The Italian newspaper, L'Espresso, reported yesterday that the Pope is investigating charges of corruption, both moral and financial, against Cardinal Oscar Andrés Rodriguez Maradiaga and a close aide, Bishop Juan Jose Pineda. The allegations, L'Espresso noted, were made in a report to the Pontiff last May. Cardinal Rodriguez Maradiaga is in charge of the Pope's Council of Cardinals charged with reforming the priesthood in the Roman church.
According to L'Espresso, Rodriguez Maradiaga has received payments totaling more than $600,000/year from the Catholic University of Honduras, where he is Chancellor.
L'Espresso states that Rodriguez Maradiaga made questionable payments to the male friend of his nephew and close aide, Bishop Juan Jose Pineda. The Diocese, under Rodgriguez Maradiaga's control, bought and paid for an apartment for Bishop Juan Jose Pineda and his close friend, Erick Cravioto Fajardo, a Mexican who calls himself "Fray Erick" but has reportedly never taken vows. The two of them, Bishop Pineda and Eric Fajardo, have lived in an apartment together adjacent to the Cardinal in Villa Iris. An anonymous Italian source said that the report implied a close and indecorous relationship between Pineda and Fajardo. Bishop Pineda recently bought Fajardo a new apartment near the center of the city, and a new car. L'Espresso implies the funds for these purchases came from the Diocese.
L'Espresso also claims the report says that Rodriguez Maradiaga has sent millions of dollars of Diocesan money to offshore, London-based investment firms like Leman Wealth Management that ceased to exist after two years and "lost" $1.2 million of the money after depositing it in German banks.

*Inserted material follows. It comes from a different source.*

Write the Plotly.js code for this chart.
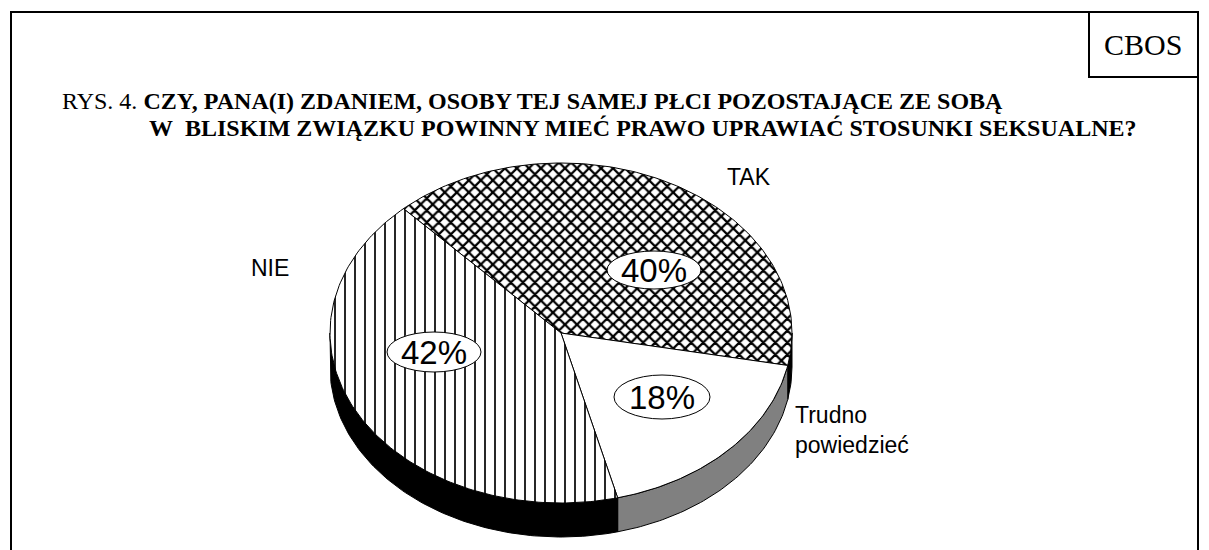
<!DOCTYPE html>
<html>
<head>
<meta charset="utf-8">
<script src="https://cdn.plot.ly/plotly-3.0.1.min.js"></script>
<style>html,body{margin:0;padding:0;background:#fff;}#chart{width:1209px;height:550px;}</style>
</head>
<body>
<div id="chart"></div>
<script>
// ---- data ----
const categories = ['TAK', 'Trudno powiedzieć', 'NIE'];
const values = [40, 18, 42];
const pctLabels = ['40%', '18%', '42%'];
const titleNormal = 'RYS. 4. ';
const titleLine1 = 'CZY, PANA(I) ZDANIEM, OSOBY TEJ SAMEJ PŁCI POZOSTAJĄCE ZE SOBĄ';
const titleLine2 = 'W\u00a0 BLISKIM ZWIĄZKU POWINNY MIEĆ PRAWO UPRAWIAĆ STOSUNKI SEKSUALNE?';
const sourceLabel = 'CBOS';

// ---- geometry / style (layout, not data) ----
const G = {cx: 561, cy: 333, rx: 231, ry: 170, depth: 34, start: 133};
const topStyles = [
  {fillcolor: 'white', fillpattern: {shape: 'x', fgcolor: 'black', bgcolor: 'white', size: 8.5, solidity: 0.45, fgopacity: 1}},
  {fillcolor: 'white'},
  {fillcolor: 'white', fillpattern: {shape: '|', fgcolor: 'black', bgcolor: 'white', size: 10, solidity: 0.17, fgopacity: 1}}
];
const sideColors = ['#000000', '#808080', '#000000'];

function pt(aDeg, dy) {
  const a = aDeg * Math.PI / 180;
  return [G.cx + G.rx * Math.cos(a), G.cy - G.ry * Math.sin(a) + (dy || 0)];
}

const total = values.reduce((s, v) => s + v, 0);
const traces = [];
const tops = [];
let ang = G.start;
values.forEach((v, i) => {
  const a1 = ang, a2 = ang - 360 * v / total;
  ang = a2;
  // top wedge
  const xs = [G.cx], ys = [G.cy];
  const n = Math.max(4, Math.ceil(a1 - a2));
  for (let k = 0; k <= n; k++) {
    const p = pt(a1 + (a2 - a1) * k / n);
    xs.push(p[0]); ys.push(p[1]);
  }
  xs.push(G.cx); ys.push(G.cy);
  tops.push(Object.assign({
    type: 'scatter', mode: 'lines', x: xs, y: ys, fill: 'toself',
    line: {color: 'black', width: 1}, hoverinfo: 'skip', showlegend: false, name: categories[i]
  }, topStyles[i]));
  // visible side (front half: angles between -180 and 0)
  const s1 = Math.min(a1, 0), s2 = Math.max(a2, -180);
  if (s1 > s2) {
    const sx = [], sy = [];
    const m = Math.max(4, Math.ceil(s1 - s2));
    for (let k = 0; k <= m; k++) { const p = pt(s1 + (s2 - s1) * k / m); sx.push(p[0]); sy.push(p[1]); }
    for (let k = m; k >= 0; k--) { const p = pt(s1 + (s2 - s1) * k / m, G.depth); sx.push(p[0]); sy.push(p[1]); }
    sx.push(sx[0]); sy.push(sy[0]);
    traces.push({
      type: 'scatter', mode: 'lines', x: sx, y: sy, fill: 'toself', fillcolor: sideColors[i],
      line: {color: 'black', width: 1}, hoverinfo: 'skip', showlegend: false
    });
  }
});
traces.push(...tops);

// label placement (layout)
const pctPos = [[654, 270], [662, 397], [434, 352]];
const ell = [[47, 19], [48, 22], [47, 20]];
const catPos = [
  {x: 725, y: 177, xanchor: 'left'},
  {x: 793, y: 430, xanchor: 'left', align: 'left'},
  {x: 291, y: 268, xanchor: 'right'}
];

const sans = 'Liberation Sans, Arial, sans-serif';
const serif = 'Liberation Serif, Times New Roman, serif';
const shapes = [
  {type: 'rect', xref: 'x', yref: 'y', x0: 11, y0: 12, x1: 1198, y1: 600, line: {color: 'black', width: 2}, fillcolor: 'rgba(0,0,0,0)'},
  {type: 'rect', xref: 'x', yref: 'y', x0: 1089, y0: 12, x1: 1198, y1: 77, line: {color: 'black', width: 2}, fillcolor: 'rgba(0,0,0,0)'}
];
const annotations = [
  {x: 1143, y: 44, text: sourceLabel, font: {family: serif, size: 30, color: 'black'}},
  {x: 60, y: 101, xanchor: 'left', text: titleNormal + '<b>' + titleLine1 + '</b>', font: {family: serif, size: 24, color: 'black'}},
  {x: 147, y: 128, xanchor: 'left', text: '<b>' + titleLine2 + '</b>', font: {family: serif, size: 24, color: 'black'}}
];
pctLabels.forEach((t, i) => {
  const [x, y] = pctPos[i];
  shapes.push({type: 'circle', xref: 'x', yref: 'y', x0: x - ell[i][0], x1: x + ell[i][0], y0: y - ell[i][1], y1: y + ell[i][1],
    line: {color: 'black', width: 1}, fillcolor: 'white', layer: 'above'});
  annotations.push({x: x, y: y, text: t, font: {family: sans, size: 33, color: 'black'}});
});
categories.forEach((c, i) => {
  annotations.push(Object.assign({text: c.replace(' ', '<br>'), font: {family: sans, size: 23, color: 'black'}}, catPos[i]));
});
annotations.forEach(a => { a.xref = 'x'; a.yref = 'y'; a.showarrow = false; if (!a.yanchor) a.yanchor = 'middle'; });

const layout = {
  width: 1209, height: 550, margin: {l: 0, r: 0, t: 0, b: 0},
  paper_bgcolor: 'white', plot_bgcolor: 'white',
  xaxis: {range: [0, 1209], visible: false, fixedrange: true},
  yaxis: {range: [550, 0], visible: false, fixedrange: true},
  shapes: shapes, annotations: annotations, showlegend: false
};
Plotly.newPlot('chart', traces, layout, {displayModeBar: false, staticPlot: true});
</script>
</body>
</html>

In addition, the report reportedly says that millions of dollars of Diocesan funds have been given to projects controlled by Bishop Pineda, projects that have only weakly defined goals.
The issues were investigated and the report was written by Argentinian Bishop Jorge Casaretto.
The Archdiocese of Honduras responded saying that the Catholic University supports all the Bishops of Honduras, and that it's not "personal" money, but money to further the Diocesan mission. The Archdiocese denies
that there was any kind of offshore investment as described in
L'Espresso. Bishop Pineda asked for and received a personal meeting
with the Pope to clear his name.
Padre Juan Ángel Lopez, a spokesperson for the Episcopal Conference of Honduras, told told El Heraldo that this was part of a plot to remove Cardinal Rodgriguez Maradiaga, who turns 75 next week and must submit his resignation to the Pope for consideration.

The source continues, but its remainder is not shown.